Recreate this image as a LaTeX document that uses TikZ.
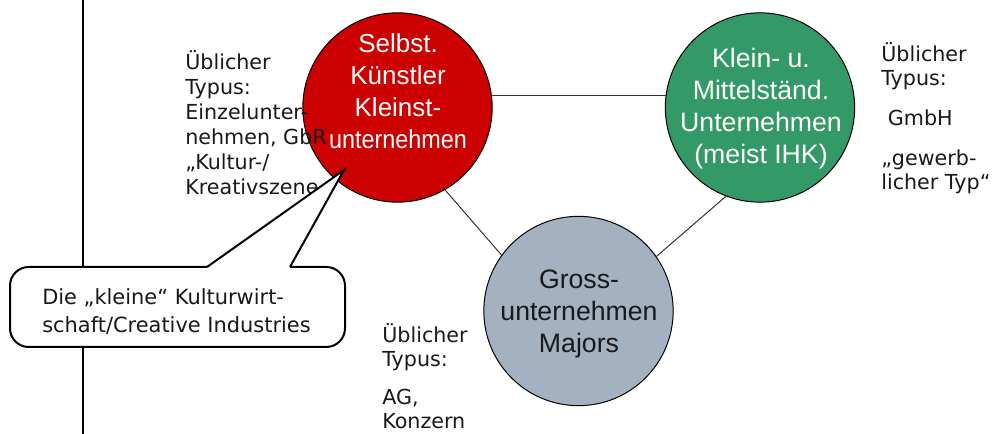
\documentclass[tikz,border=0pt]{standalone}
\usepackage{fontspec}
\newfontfamily\verdana{DejaVu Sans}
\newfontfamily\arial{Liberation Sans}
\usetikzlibrary{calc}
\definecolor{kuenstlerred}{RGB}{204,0,0}
\definecolor{kmugreen}{RGB}{51,153,102}
\definecolor{grossgrey}{RGB}{163,177,192}

\begin{document}
\begin{tikzpicture}[x=0.75pt,y=-0.75pt,
  bubble/.style={circle,draw=black,line width=0.75pt,minimum size=142pt,inner sep=0pt},
  bubbletext/.style={align=center,anchor=base,inner sep=0pt,font=\arial\fontsize{20}{24}\selectfont},
  typtext/.style={align=left,anchor=base west,inner sep=0pt,text=black!90,font=\verdana\fontsize{15.5}{18}\selectfont},
  link/.style={draw=black!80,line width=0.75pt}]
\useasboundingbox (0,0) rectangle (993,434);
\draw[line width=1.5pt](83,0)--(83,434);

\node[bubble,fill=kuenstlerred](kuenstler) at (397.5,107.5){};
\node[bubble,fill=kmugreen](kmu) at (760,107.5){};
\node[bubble,fill=grossgrey](gross) at (578.5,311){};

\draw[link](kuenstler.7)--(kmu.173);
\draw[link](kuenstler.-60)--(gross.144);
\draw[link](kmu.-111)--(gross.35);

\node[typtext,font=\verdana\fontsize{15.5}{18.75}\selectfont](kuenstlertyp) at (185,195){Üblicher\\Typus:\\Einzelunter-\\nehmen, GbR\\„Kultur-/\\Kreativszene};
\node[typtext](kmutyp) at (881,190){Üblicher\\Typus:\\[12pt]\hspace*{5pt}GmbH\\[12pt]„gewerb-\\licher Typ“};
\node[typtext](grosstyp) at (382,429){Üblicher\\Typus:\\[10.5pt]AG,\\Konzern};

\node[bubbletext,text=white,font=\arial\fontsize{19.5}{24}\selectfont](kuenstlerlabel) at (398,149){Selbst.\\Künstler\\Kleinst-\\\scalebox{0.9}[1]{unternehmen}};
\node[bubbletext,text=white](kmulabel) at (761,164){Klein- u.\\Mittelständ.\\Unternehmen\\(meist IHK)};
\node[bubbletext,text=black!90](grosslabel) at (579,353){Gross-\\unternehmen\\Majors};

\node[draw=black,line width=1.5pt,fill=white,rounded corners=14pt,minimum width=251.25pt,minimum height=60pt,inner sep=0pt](callout) at (177.5,307){};
\coordinate (wedgeL) at (207,267);
\coordinate (wedgeR) at (290,267);
\coordinate (tip) at (344,170);
\fill[white]($(wedgeL)+(0,4)$)--(wedgeL)--(tip)--(wedgeR)--($(wedgeR)+(0,4)$)--cycle;
\draw[line width=1.5pt](wedgeL)--(tip)--(wedgeR);
\node[typtext,font=\verdana\fontsize{15.7}{21}\selectfont](callouttext) at (42,333){Die „kleine“ Kulturwirt-\\schaft/Creative Industries};
\end{tikzpicture}
\end{document}
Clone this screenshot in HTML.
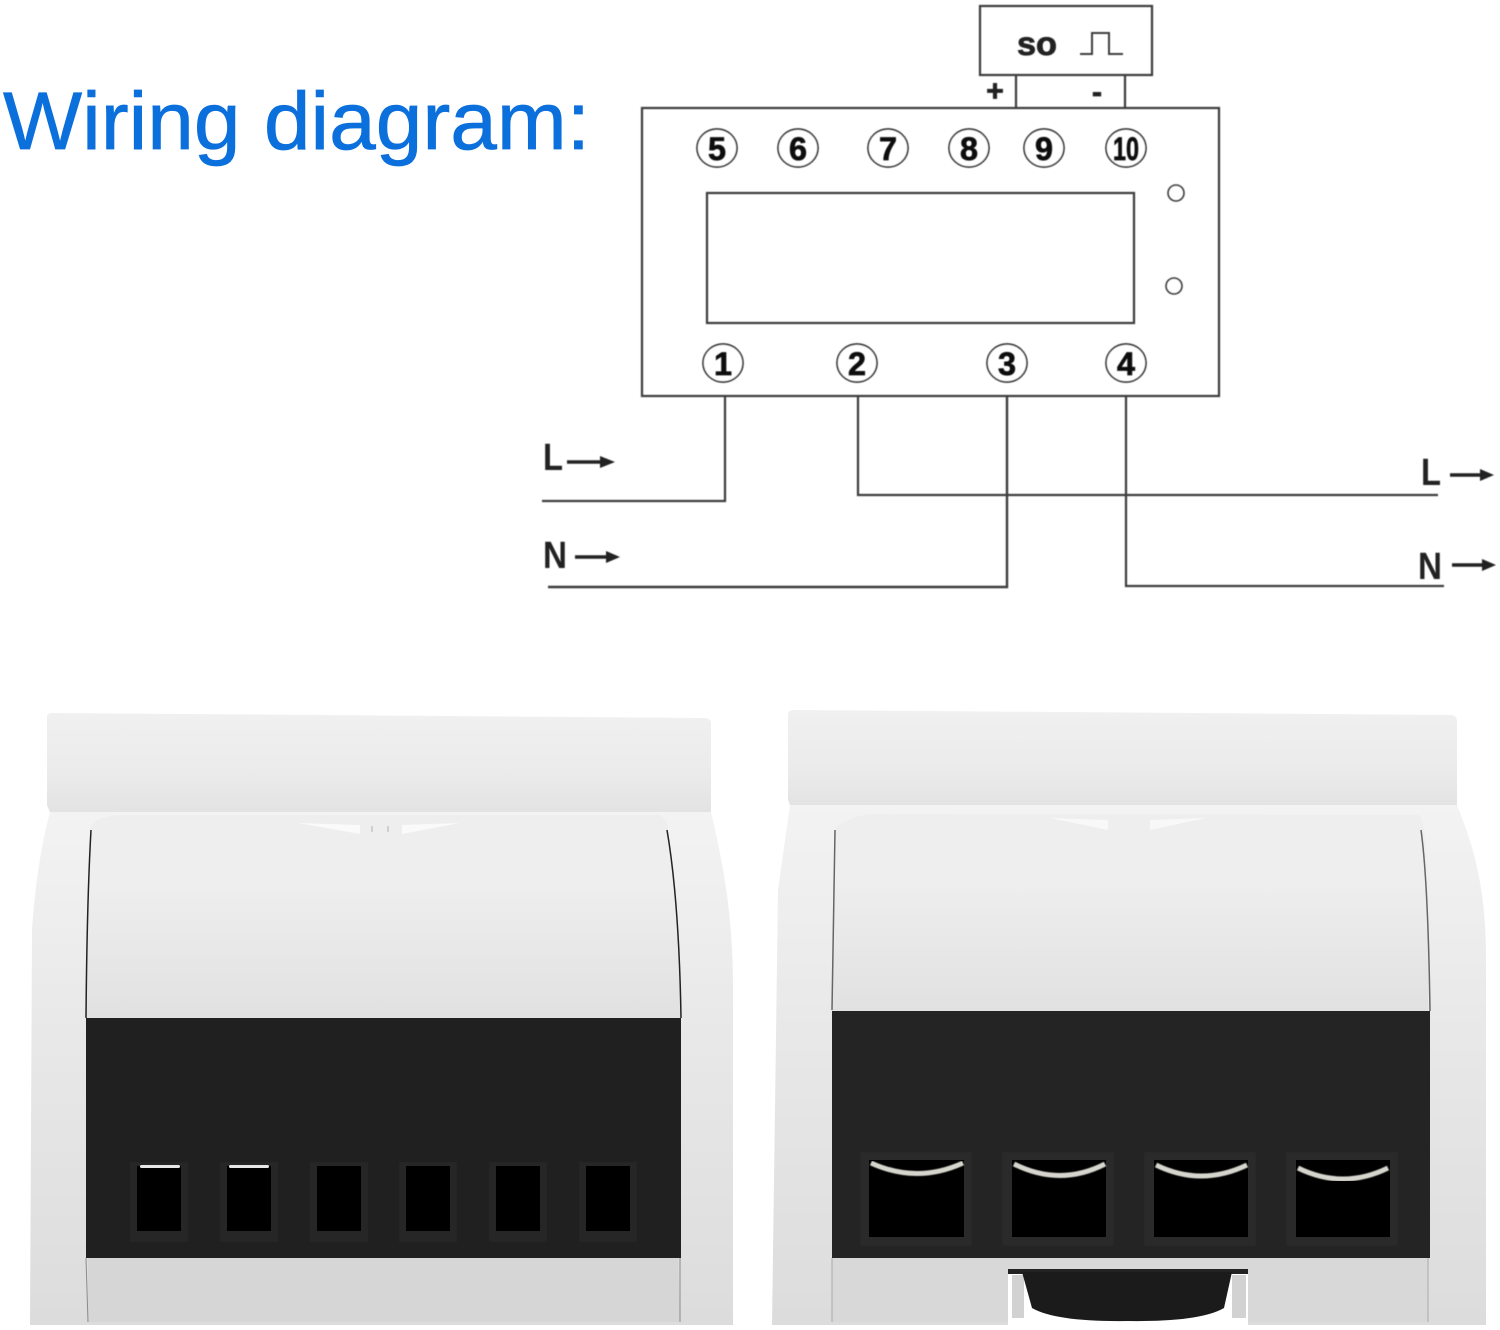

» DIRECTION
Which lines hold the word "this"? Copy all of them.

» TASK RESULT
Recreate this image as a LaTeX document that uses TikZ.
Clone this screenshot in HTML.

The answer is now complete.